Anlaşmanın Selameti İçin Gizliliği Koruduk
"Anlaşmanın selameti açısından ilk günden beri müzakerelerin gizli bir şekilde yürütülmesini şart koşmuştuk" diyen Nasrallah, geçmişteki anlaşmalardan tecrübe edindiklerini, anlaşma ile ilgili gizli bilgilerin basına aktarılmasının, anlaşmanın olumlu sonuçlanmasını engellediğini belirtti.

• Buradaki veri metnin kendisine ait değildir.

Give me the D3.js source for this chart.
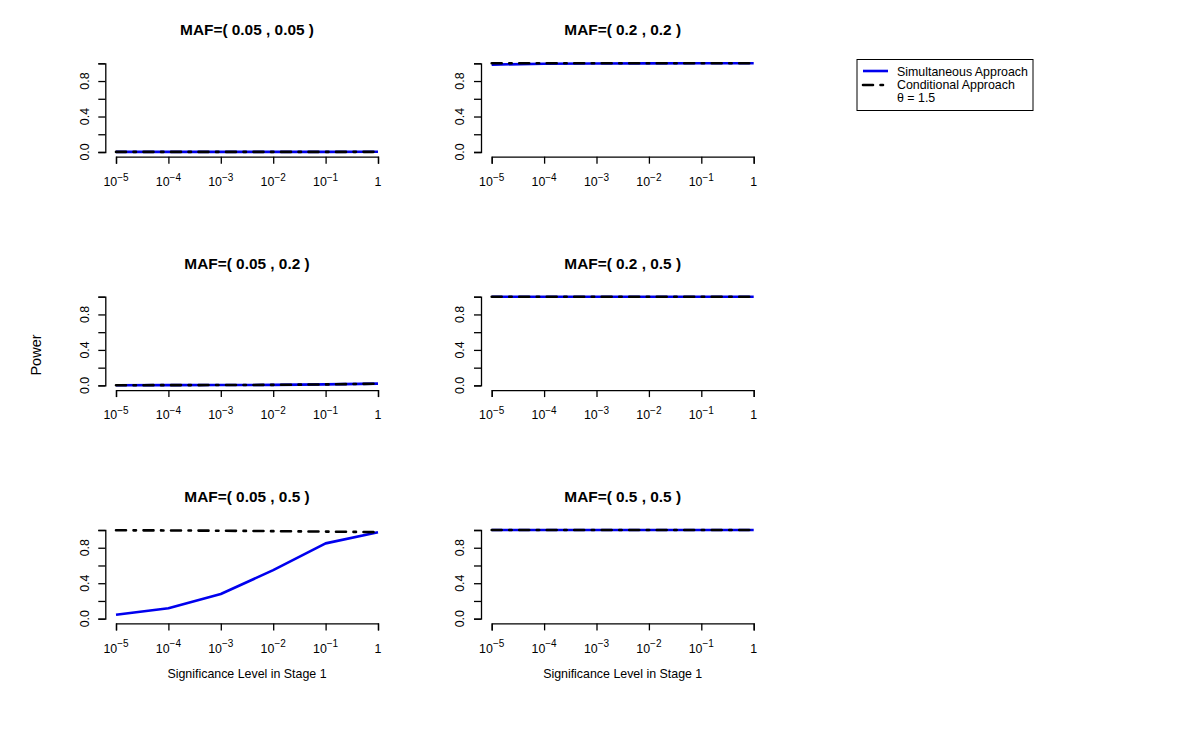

Nasrallah, anlaşmanın diğer tarafı olan İsrail'in ise anlaşmanın gizlilik ilkesine uygun davranmayarak, anlaşma ile ilgili detay bilgileri basına sunduğunu söyledi.
Esir değiş tokuş müzakerelerinde birçok zorlukla karşılaştıklarını, müzakerelerin bazen yavaş seyrettiğini bazen de donduğunu belirten Nasrallah, hiçbir zaman müzakere kapısını kapatmadıklarını, sorunun çözümü için farklı yollara başvurduklarını belirtti. Sorunların çözümleri aşamasında BM tarafından görevlendirilen Almanya heyetinin de Almanya hükümetinin aksine yoğun çaba harcadığını söyledi.
İlk Önce İlkelerde Sonra da Detay Konularda Anlaşmayı Hedef Edindik
Nasrallah, esir değiş tokuş anlaşmasına başlamadan önce, temel ilkelerde ittifaka varmayı hedeflediklerini söyledi.
Nasrallah, Hizbullah'ın hedefleri arasında başta Semir Kuntar olmak üzere İsrail hapishanelerindeki tüm esirleri serbest bırakmak olduğunu yer aldı. Nasrallah ikinci temel ilkenin de İsrail'in elinde olan Filistinli ya da Lübnanlı tüm şehitlerin naaşlarının Lübnan'a teslim edilmesinin yer aldığını söyledi.
Buna ilave olarak Nasrallah Filistinli esirlerin serbest bırakılmasını ve kayıp olan İranlı 4 diplomatın durumunun izah edilmesini ilke olarak edindiklerini sözlerine ekledi.
Ümmete Canım Feda Olsun
Basın toplantısının sonunda İsrail'den kendi güvenliği için güvence almasının mümkün olmayacağına işaretle "Benin canım Filistin, Lübnan ve dünyadaki tüm şereflilere feda olsun" dedi.